(Stored items)
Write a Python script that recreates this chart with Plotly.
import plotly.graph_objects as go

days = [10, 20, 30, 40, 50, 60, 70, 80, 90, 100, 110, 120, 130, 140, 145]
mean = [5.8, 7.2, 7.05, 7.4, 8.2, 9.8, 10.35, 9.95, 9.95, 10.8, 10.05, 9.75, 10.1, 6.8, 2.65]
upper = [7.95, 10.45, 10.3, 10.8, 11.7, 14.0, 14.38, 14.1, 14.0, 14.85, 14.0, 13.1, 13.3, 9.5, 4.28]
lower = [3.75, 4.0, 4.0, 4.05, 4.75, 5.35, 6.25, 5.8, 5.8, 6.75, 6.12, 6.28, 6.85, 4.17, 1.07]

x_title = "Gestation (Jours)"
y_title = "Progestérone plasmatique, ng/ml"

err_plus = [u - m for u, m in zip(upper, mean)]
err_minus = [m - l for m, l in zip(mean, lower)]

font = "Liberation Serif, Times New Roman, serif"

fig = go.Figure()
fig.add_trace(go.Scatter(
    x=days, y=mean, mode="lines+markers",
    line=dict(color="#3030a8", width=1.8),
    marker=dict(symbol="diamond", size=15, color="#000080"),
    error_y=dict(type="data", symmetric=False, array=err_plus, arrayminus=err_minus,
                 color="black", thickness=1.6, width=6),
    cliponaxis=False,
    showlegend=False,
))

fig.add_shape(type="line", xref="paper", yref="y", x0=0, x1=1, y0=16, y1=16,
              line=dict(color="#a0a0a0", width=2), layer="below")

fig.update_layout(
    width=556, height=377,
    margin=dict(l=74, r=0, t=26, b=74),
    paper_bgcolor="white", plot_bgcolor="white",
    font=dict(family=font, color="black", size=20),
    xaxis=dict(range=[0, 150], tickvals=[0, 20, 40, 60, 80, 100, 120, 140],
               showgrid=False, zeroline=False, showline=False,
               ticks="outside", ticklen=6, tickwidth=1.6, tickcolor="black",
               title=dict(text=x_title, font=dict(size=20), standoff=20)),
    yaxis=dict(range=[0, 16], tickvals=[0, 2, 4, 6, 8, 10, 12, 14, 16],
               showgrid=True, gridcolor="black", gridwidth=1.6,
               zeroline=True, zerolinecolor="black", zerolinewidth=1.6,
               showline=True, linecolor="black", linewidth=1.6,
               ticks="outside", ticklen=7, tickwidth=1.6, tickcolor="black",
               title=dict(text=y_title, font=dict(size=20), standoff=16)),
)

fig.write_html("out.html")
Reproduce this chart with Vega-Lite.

— WORK TO COMPLETE —
Give back the data above exactly as it appears.

— TASK RESPONSE —
Write a Python script that recreates this chart with Plotly.
import plotly.graph_objects as go

days = [10, 20, 30, 40, 50, 60, 70, 80, 90, 100, 110, 120, 130, 140, 145]
mean = [5.8, 7.2, 7.05, 7.4, 8.2, 9.8, 10.35, 9.95, 9.95, 10.8, 10.05, 9.75, 10.1, 6.8, 2.65]
upper = [7.95, 10.45, 10.3, 10.8, 11.7, 14.0, 14.38, 14.1, 14.0, 14.85, 14.0, 13.1, 13.3, 9.5, 4.28]
lower = [3.75, 4.0, 4.0, 4.05, 4.75, 5.35, 6.25, 5.8, 5.8, 6.75, 6.12, 6.28, 6.85, 4.17, 1.07]

x_title = "Gestation (Jours)"
y_title = "Progestérone plasmatique, ng/ml"

err_plus = [u - m for u, m in zip(upper, mean)]
err_minus = [m - l for m, l in zip(mean, lower)]

font = "Liberation Serif, Times New Roman, serif"

fig = go.Figure()
fig.add_trace(go.Scatter(
    x=days, y=mean, mode="lines+markers",
    line=dict(color="#3030a8", width=1.8),
    marker=dict(symbol="diamond", size=15, color="#000080"),
    error_y=dict(type="data", symmetric=False, array=err_plus, arrayminus=err_minus,
                 color="black", thickness=1.6, width=6),
    cliponaxis=False,
    showlegend=False,
))

fig.add_shape(type="line", xref="paper", yref="y", x0=0, x1=1, y0=16, y1=16,
              line=dict(color="#a0a0a0", width=2), layer="below")

fig.update_layout(
    width=556, height=377,
    margin=dict(l=74, r=0, t=26, b=74),
    paper_bgcolor="white", plot_bgcolor="white",
    font=dict(family=font, color="black", size=20),
    xaxis=dict(range=[0, 150], tickvals=[0, 20, 40, 60, 80, 100, 120, 140],
               showgrid=False, zeroline=False, showline=False,
               ticks="outside", ticklen=6, tickwidth=1.6, tickcolor="black",
               title=dict(text=x_title, font=dict(size=20), standoff=20)),
    yaxis=dict(range=[0, 16], tickvals=[0, 2, 4, 6, 8, 10, 12, 14, 16],
               showgrid=True, gridcolor="black", gridwidth=1.6,
               zeroline=True, zerolinecolor="black", zerolinewidth=1.6,
               showline=True, linecolor="black", linewidth=1.6,
               ticks="outside", ticklen=7, tickwidth=1.6, tickcolor="black",
               title=dict(text=y_title, font=dict(size=20), standoff=16)),
)

fig.write_html("out.html")
Reproduce this chart with Vega-Lite.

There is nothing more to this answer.